It should involve de-briefing. I now borrow John Lande’s ‘Stone Soup’ idea for student assignments. Students are required to interview an experienced practitioner and write an anonymised case study of a recent case. The feedback is very positive. Practitioners and students clearly enjoy having the chance to talk in detail about the complexity of their decision-making. So I respectfully suggest that we make time to talk over what happened while it’s fresh in the mind. My own practice benefited hugely from sharing an office with an experienced mediator and just chewing the fat after tough cases.
We should monitor ourselves. The emotional arousal of these two weeks will fade but the issues won’t. Resolutions also fade unless we make a point of checking how we’re doing. Or better yet, hold each other accountable. I throw out the suggestion that professional bodies could include this commitment in their annual practice requirements. Let’s build positive incentives into our systems.

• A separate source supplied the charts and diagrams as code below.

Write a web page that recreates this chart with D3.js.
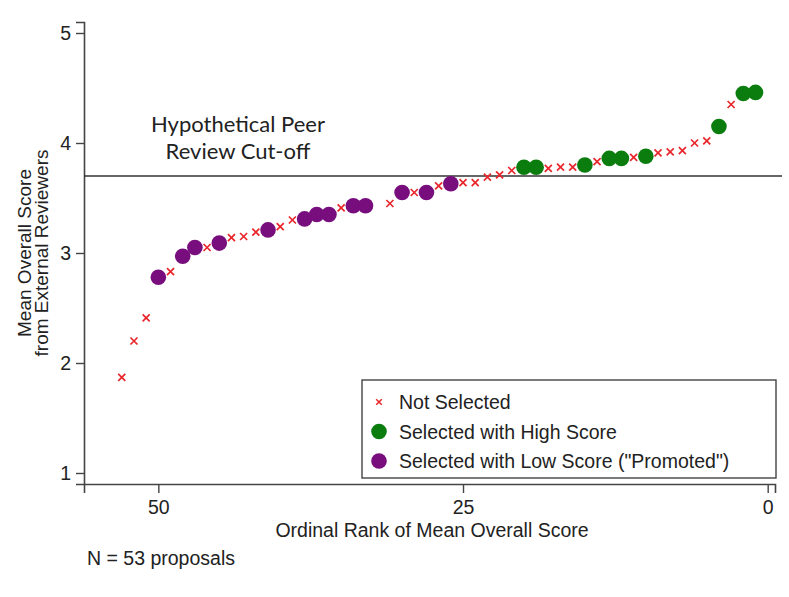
<!DOCTYPE html>
<html>
<head>
<meta charset="utf-8">
<script src="https://cdn.jsdelivr.net/npm/d3@7"></script>
<style>
  body { margin: 0; background: #fff; }
  text { font-family: "Liberation Sans", Arial, sans-serif; fill: #222; }
</style>
</head>
<body>
<script>
// rank (ordinal, 53 = lowest) and mean overall score, per group
const notSelectedRank = [53, 52, 51, 49, 46, 44, 43, 42, 40, 39, 35, 31, 29, 27, 25, 24, 23, 22, 21, 18, 17, 16, 14, 11, 9, 8, 7, 6, 5, 3];
const notSelectedScore = [1.87, 2.20, 2.41, 2.83, 3.05, 3.14, 3.15, 3.19, 3.24, 3.30, 3.41, 3.45, 3.55, 3.61, 3.64, 3.64, 3.69, 3.71, 3.75, 3.77, 3.78, 3.78, 3.83, 3.87, 3.91, 3.92, 3.93, 4.00, 4.02, 4.35];
const highRank = [20, 19, 15, 13, 12, 10, 4, 2, 1];
const highScore = [3.78, 3.78, 3.80, 3.86, 3.86, 3.88, 4.15, 4.45, 4.46];
const lowRank = [50, 48, 47, 45, 41, 38, 37, 36, 34, 33, 30, 28, 26];
const lowScore = [2.78, 2.97, 3.05, 3.09, 3.21, 3.31, 3.35, 3.35, 3.43, 3.43, 3.55, 3.55, 3.63];
const cutOff = 3.70;
const xTicks = [50, 25, 0];
const yTicks = [1, 2, 3, 4, 5];
const legendLabels = ["Not Selected", "Selected with High Score", "Selected with Low Score (\"Promoted\")"];

const red = "#e8262b", green = "#0b7d0e", purple = "#780d7d";
const fs = 19.5;

const svg = d3.select("body")
  .append("svg")
  .attr("width", 789)
  .attr("height", 597);

const x = d3.scaleLinear().domain([56.1, -0.6]).range([84, 775]);
const y = d3.scaleLinear().domain([0.9, 5.1]).range([484, 22]);

// axes
const yAxis = svg.append("g")
  .attr("transform", "translate(84,0)")
  .call(d3.axisLeft(y).tickValues(yTicks).tickSize(8).tickPadding(5).tickFormat(d3.format("d")));
const xAxis = svg.append("g")
  .attr("transform", "translate(0,484)")
  .call(d3.axisBottom(x).tickValues(xTicks).tickSize(9).tickPadding(7).tickFormat(d3.format("d")));

[yAxis, xAxis].forEach(g => {
  g.select(".domain").attr("stroke", "#444").attr("stroke-width", 1.6);
  g.selectAll(".tick line").attr("stroke", "#444").attr("stroke-width", 1.4);
  g.selectAll(".tick text").attr("font-size", fs).attr("fill", "#222")
    .attr("font-family", "Liberation Sans, Arial, sans-serif");
});

svg.append("text")
  .attr("x", 432).attr("y", 537)
  .attr("text-anchor", "middle")
  .attr("font-size", fs)
  .text("Ordinal Rank of Mean Overall Score");

svg.append("text")
  .attr("transform", "translate(31,253) rotate(-90)")
  .attr("text-anchor", "middle")
  .attr("font-size", 19)
  .selectAll("tspan")
  .data(["Mean Overall Score", "from External Reviewers"])
  .join("tspan")
  .attr("x", 0)
  .attr("dy", (d, i) => i === 0 ? 0 : 17)
  .text(d => d);

svg.append("text")
  .attr("x", 87).attr("y", 565)
  .attr("font-size", fs)
  .text("N = 53 proposals");

// cut-off line and note
svg.append("line")
  .attr("x1", 84).attr("x2", 782)
  .attr("y1", y(cutOff)).attr("y2", y(cutOff))
  .attr("stroke", "#333").attr("stroke-width", 1.6);

svg.append("text")
  .attr("text-anchor", "middle")
  .attr("font-size", 22)
  .style("font-family", "Lato, 'Open Sans', sans-serif")
  .selectAll("tspan")
  .data(["Hypothetical Peer", "Review Cut-off"])
  .join("tspan")
  .attr("x", 238)
  .attr("y", (d, i) => 132 + i * 27)
  .text(d => d);

// points
const cross = d3.symbol().type(d3.symbolTimes).size(34);

svg.append("g")
  .selectAll("path")
  .data(d3.zip(notSelectedRank, notSelectedScore))
  .join("path")
  .attr("transform", d => `translate(${x(d[0])},${y(d[1])})`)
  .attr("d", cross)
  .attr("fill", "none")
  .attr("stroke", red)
  .attr("stroke-width", 1.7);

svg.append("g")
  .selectAll("circle")
  .data(d3.zip(lowRank, lowScore))
  .join("circle")
  .attr("cx", d => x(d[0]))
  .attr("cy", d => y(d[1]))
  .attr("r", 7.8)
  .attr("fill", purple);

svg.append("g")
  .selectAll("circle")
  .data(d3.zip(highRank, highScore))
  .join("circle")
  .attr("cx", d => x(d[0]))
  .attr("cy", d => y(d[1]))
  .attr("r", 7.8)
  .attr("fill", green);

// legend
const legend = svg.append("g").attr("transform", "translate(362,380)");
legend.append("rect")
  .attr("width", 414).attr("height", 98)
  .attr("fill", "#fff").attr("stroke", "#444").attr("stroke-width", 1.4);

const rows = legend.selectAll("g.row")
  .data(legendLabels)
  .join("g")
  .attr("class", "row")
  .attr("transform", (d, i) => `translate(0,${22 + i * 29.5})`);

rows.append("text")
  .attr("x", 37).attr("y", 7)
  .attr("font-size", fs)
  .text(d => d);

rows.filter((d, i) => i === 0).append("path")
  .attr("transform", "translate(17,0)")
  .attr("d", d3.symbol().type(d3.symbolTimes).size(22))
  .attr("fill", "none").attr("stroke", red).attr("stroke-width", 1.5);

rows.filter((d, i) => i > 0).append("circle")
  .attr("cx", 17).attr("r", 7.8)
  .attr("fill", (d, i) => i === 0 ? green : purple);
</script>
</body>
</html>
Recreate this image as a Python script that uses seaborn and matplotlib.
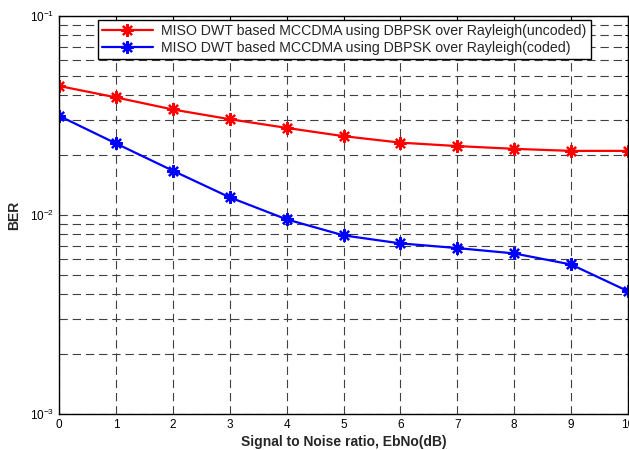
import numpy as np
import pandas as pd
import matplotlib
matplotlib.use("Agg")
import matplotlib.pyplot as plt
import seaborn as sns
from matplotlib.ticker import LogLocator, NullFormatter

ebno = [0, 1, 2, 3, 4, 5, 6, 7, 8, 9, 10]
ber_uncoded = [0.0445, 0.0390, 0.0339, 0.0303, 0.0274, 0.0249, 0.0231,
               0.0222, 0.0215, 0.0210, 0.0210]
ber_coded = [0.0315, 0.0229, 0.0167, 0.01227, 0.00951, 0.0079, 0.0072,
             0.00682, 0.00641, 0.00564, 0.00414]
labels = ["MISO DWT based MCCDMA using DBPSK over Rayleigh(uncoded)",
          "MISO DWT based MCCDMA using DBPSK over Rayleigh(coded)"]
colors = ["#ff0000", "#0000ff"]

df = pd.DataFrame({
    "EbNo": ebno * 2,
    "BER": ber_uncoded + ber_coded,
    "series": [labels[0]] * len(ebno) + [labels[1]] * len(ebno),
})

sns.set_style("white")
plt.rcParams["font.family"] = ["Liberation Sans", "DejaVu Sans"]
plt.rcParams["lines.scale_dashes"] = False

fig = plt.figure(figsize=(6.29, 4.5), dpi=100)
ax = fig.add_axes([59 / 629, 1 - 414 / 450, (628 - 59) / 629, (414 - 16) / 450])

star = (8, 2, 0)  # asterisk, like MATLAB '*'
for lab, col in zip(labels, colors):
    sns.lineplot(data=df[df["series"] == lab], x="EbNo", y="BER",
                 color=col, marker=star, markersize=9,
                 markeredgecolor=col, markeredgewidth=1.6,
                 linewidth=1.6, ax=ax, label=lab, legend=False)

ax.set_yscale("log")
ax.set_xlim(0, 10)
ax.set_ylim(1e-3, 1e-1)
ax.set_xticks(range(0, 11))
ax.yaxis.set_major_locator(LogLocator(base=10, numticks=10))
ax.yaxis.set_minor_locator(LogLocator(base=10, subs=np.arange(2, 10), numticks=20))
ax.yaxis.set_minor_formatter(NullFormatter())

grid_ls = (0, (6, 3.5))
ax.grid(True, which="major", axis="both", color="0.25", linestyle=grid_ls, linewidth=0.8)
ax.grid(True, which="minor", axis="y", color="0.25", linestyle=grid_ls, linewidth=0.8)
ax.set_axisbelow(True)

for side in ["left", "bottom", "top", "right"]:
    ax.spines[side].set_visible(True)
    ax.spines[side].set_color("black")
    ax.spines[side].set_linewidth(1.0)

ax.tick_params(which="both", direction="in", top=True, right=True,
               labelsize=8.5, colors="black", length=4, width=0.8)
ax.tick_params(which="minor", length=2)

ax.set_xlabel("Signal to Noise ratio, EbNo(dB)", fontsize=10, fontweight="bold", labelpad=3)
ax.set_ylabel("BER", fontsize=10, fontweight="bold", labelpad=6)

handles = [plt.Line2D([], [], color=c, marker=star, markersize=9,
                      markeredgecolor=c, markeredgewidth=1.6, linewidth=1.6)
           for c in colors]
leg = ax.legend(handles, labels, loc="upper right",
                bbox_to_anchor=(591 / 629, 1 - 20 / 450),
                bbox_transform=fig.transFigure, fontsize=10.2,
                frameon=True, fancybox=False, framealpha=1,
                edgecolor="black", handlelength=3.6, borderpad=0.3,
                labelspacing=0.2, handletextpad=0.6, borderaxespad=0)
leg.get_frame().set_linewidth(1.0)

fig.savefig("out.png", dpi=100)
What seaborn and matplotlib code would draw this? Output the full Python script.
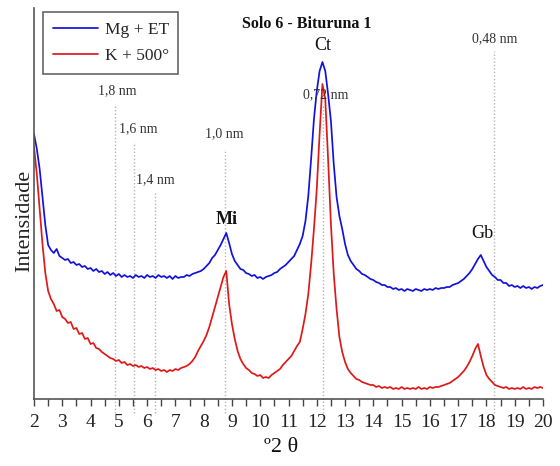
import numpy as np
import pandas as pd
import matplotlib
matplotlib.use("Agg")
import matplotlib.pyplot as plt
import seaborn as sns

# ---- data (intensity, arbitrary units; 2θ from 2.0 to 20.0 step 0.1) ----
mg_et = [
    265, 250, 230, 202, 174, 154, 149, 146, 150, 143,
    141, 139, 140, 136, 137, 134, 135, 132, 133, 130,
    131, 128, 130, 127, 128, 125, 127, 124, 126, 123,
    125, 122, 124, 122, 123, 121, 124, 122, 123, 121,
    124, 122, 123, 121, 124, 122, 123, 121, 123, 120,
    123, 121, 122, 122, 124, 123, 125, 126, 127, 128,
    130, 133, 136, 141, 144, 149, 154, 160, 166, 156,
    145, 138, 134, 130, 129, 126, 125, 123, 124, 121,
    122, 120, 122, 123, 124, 126, 127, 130, 132, 134,
    137, 140, 143, 149, 155, 163, 178, 203, 240, 280,
    308, 328, 337, 328, 305, 278, 235, 202, 183, 170,
    155, 144, 138, 134, 130, 128, 125, 124, 122, 120,
    119, 117, 116, 114, 114, 112, 112, 110, 111, 109,
    110, 108, 110, 109, 108, 110, 109, 108, 110, 109,
    110, 109, 111, 110, 111, 111, 112, 112, 114, 115,
    116, 118, 120, 123, 126, 130, 135, 140, 144, 138,
    132, 128, 124, 122, 119, 119, 116, 116, 113, 114,
    112, 113, 111, 113, 111, 112, 110, 112, 111, 113,
    114,
]
k_500 = [
    252, 225, 190, 155, 126, 108, 100, 95, 88, 89,
    82, 80, 76, 77, 70, 71, 65, 66, 60, 61,
    55, 56, 51, 50, 47, 45, 43, 41, 40, 38,
    39, 36, 37, 34, 35, 33, 34, 32, 33, 31,
    32, 30, 31, 29, 30, 28, 29, 27, 29, 28,
    30, 29, 31, 32, 33, 35, 38, 42, 48, 53,
    58, 64, 72, 82, 92, 102, 112, 122, 128, 95,
    75, 60, 48, 40, 35, 31, 29, 26, 25, 23,
    24, 21, 22, 21, 24, 26, 28, 30, 34, 37,
    40, 43, 48, 53, 57, 70, 85, 105, 135, 170,
    210, 265, 315, 300, 240, 175, 125, 90, 62, 47,
    37, 30, 26, 23, 20, 19, 17, 16, 15, 14,
    14, 12, 13, 11, 12, 11, 12, 10, 11, 10,
    12, 10, 11, 10, 11, 10, 12, 10, 11, 10,
    12, 11, 12, 12, 13, 14, 15, 16, 18, 20,
    22, 25, 28, 32, 37, 43, 50, 55, 43, 32,
    24, 20, 17, 14, 13, 12, 11, 12, 10, 11,
    10, 11, 10, 12, 10, 11, 10, 12, 11, 12,
    11,
]
series_names = ["Mg + ET", "K + 500°"]
series_colors = ["#1212dc", "#e01818"]

# d-spacing reference lines (2θ positions) and labels
dline_pos = [4.85, 5.52, 6.28, 8.75, 12.22, 18.28]
dline_top = [293, 257, 208, 250, 295, 348]
dline_labels = ["1,8 nm", "1,6 nm", "1,4 nm", "1,0 nm", "0,72 nm", "0,48 nm"]
dlabel_pos = [(4.94, 308), (5.69, 270), (6.29, 219), (8.74, 265), (12.32, 304), (18.3, 360)]

mineral_labels = ["Ct", "Mi", "Gb"]
mineral_pos = [(12.21, 353), (8.83, 180), (17.85, 165)]
mineral_bold = [False, True, False]

theta = np.linspace(2.0, 20.0, len(mg_et))
df = pd.DataFrame({
    "theta": np.concatenate([theta, theta]),
    "intensity": np.concatenate([mg_et, k_500]),
    "amostra": [series_names[0]] * len(mg_et) + [series_names[1]] * len(k_500),
})

sns.set_theme(style="white")
plt.rcParams["font.family"] = ["Liberation Serif", "DejaVu Serif"]

W, H = 560, 466
fig = plt.figure(figsize=(W / 100, H / 100), dpi=100)
ax = fig.add_axes([34 / W, (H - 399) / H, 509 / W, 391 / H])

for name, col in zip(series_names, series_colors):
    sub = df[df["amostra"] == name]
    sns.lineplot(data=sub, x="theta", y="intensity", color=col, lw=1.25,
                 label=name, ax=ax, estimator=None)

ax.set_xlim(2, 20)
ax.set_ylim(0, 391)

for x, top in zip(dline_pos, dline_top):
    ax.vlines(x, -14, top, colors="#b5b5b5", linestyles=(0, (1, 1.5)), lw=1.0,
              clip_on=False, zorder=0)
for lab, (x, y) in zip(dline_labels, dlabel_pos):
    ax.text(x, y, lab, ha="center", va="center", fontsize=10, color="#333333")
for lab, (x, y), b in zip(mineral_labels, mineral_pos, mineral_bold):
    ax.text(x, y, lab, ha="center", va="center", fontsize=13,
            fontweight="bold" if b else "normal", color="#111111")

ax.text(11.65, 375, "Solo 6 - Bituruna 1", ha="center", va="center",
        fontsize=11.5, fontweight="bold", color="#111111")

ax.set_xticks(range(2, 21))
ax.set_xticks(np.arange(2.5, 20, 1.0), minor=True)
ax.set_yticks([])
ax.tick_params(axis="x", which="both", direction="out", length=5, width=1.0,
               color="#444444", labelsize=14, pad=6, labelcolor="#222222",
               bottom=True)
for s in ["top", "right"]:
    ax.spines[s].set_visible(False)
for s in ["left", "bottom"]:
    ax.spines[s].set_color("#555555")
    ax.spines[s].set_linewidth(1.2)

ax.set_xlabel("º2 θ", fontsize=16, labelpad=5, color="#111111", x=0.485)
ax.set_ylabel("Intensidade", fontsize=16, labelpad=0, color="#222222", y=0.455)

leg = ax.legend(loc="upper left", bbox_to_anchor=(0.0177, 0.99), borderaxespad=0,
                fontsize=12.5, frameon=True, fancybox=False, framealpha=1,
                edgecolor="#666666", handlelength=2.6, handletextpad=0.4,
                labelspacing=0.6, borderpad=0.55)
leg.get_frame().set_linewidth(1.2)

fig.savefig("out.png", dpi=100)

Do black lives matter to mediators?
I can’t speak for anyone but myself. I can’t control events in Minnesota but that does not let me off the hook in my own country. It has been difficult to write this post because of fear of being seen as a hypocrite. I haven’t done this before now. That has to change.
The key issue is not how we feel but what we do. And the key question, do black lives matter to mediators, must also be answered in facts on the ground: in a year, two years, a decade, how diverse is our profession?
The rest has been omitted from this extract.